This, of course is more useful when you have a larger set of information to choose from to provide the context. Let's therefore get a mini-version of wikipedia content to choose the relevant context from. This data is conveniently available on the huggingface hub:

In [60]:
from datasets import load_dataset

dataset = load_dataset("rag-datasets/rag-mini-wikipedia", "text-corpus")

As you can see below, the data consists of different text passages from Wikipedia articles:

In [71]:
dataset['passages'][1234]

{'passage': 'The ears are also used in certain displays of aggression and during the males\' mating period. If an elephant wants to intimidate a predator or rival, it will spread its ears out wide to make itself look more massive and imposing. During the breeding season, males give off an odour from a gland located behind their eyes. Joyce Poole, a well-known elephant researcher, has theorized that the males will fan their ears in an effort to help propel this "elephant cologne" great distances.',
 'id': 1235}

Let's clean this corpus up a little bit and encode all texts to embeddings.
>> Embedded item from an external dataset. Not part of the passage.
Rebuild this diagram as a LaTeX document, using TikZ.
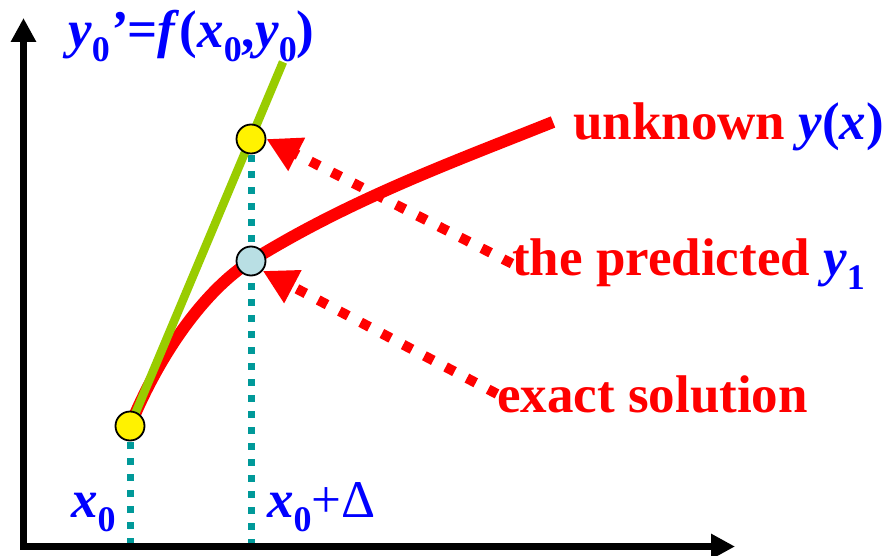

We start by writing the cleaning function:

In [72]:
import re

## cleanup function
def clean_text(example):
    text = example["passage"]
    text = re.sub(r"[^a-zA-Z0-9\s.,!?;:'\"-]", "", text)  # remove weird chars
    text = re.sub(r"\s+", " ", text).strip()  # normalize spaces
    example["passage"] = text
    return example

And apply it to our texts:

In [73]:
dataset = dataset.map(clean_text)

Map:   0%|          | 0/3200 [00:00<?, ? examples/s]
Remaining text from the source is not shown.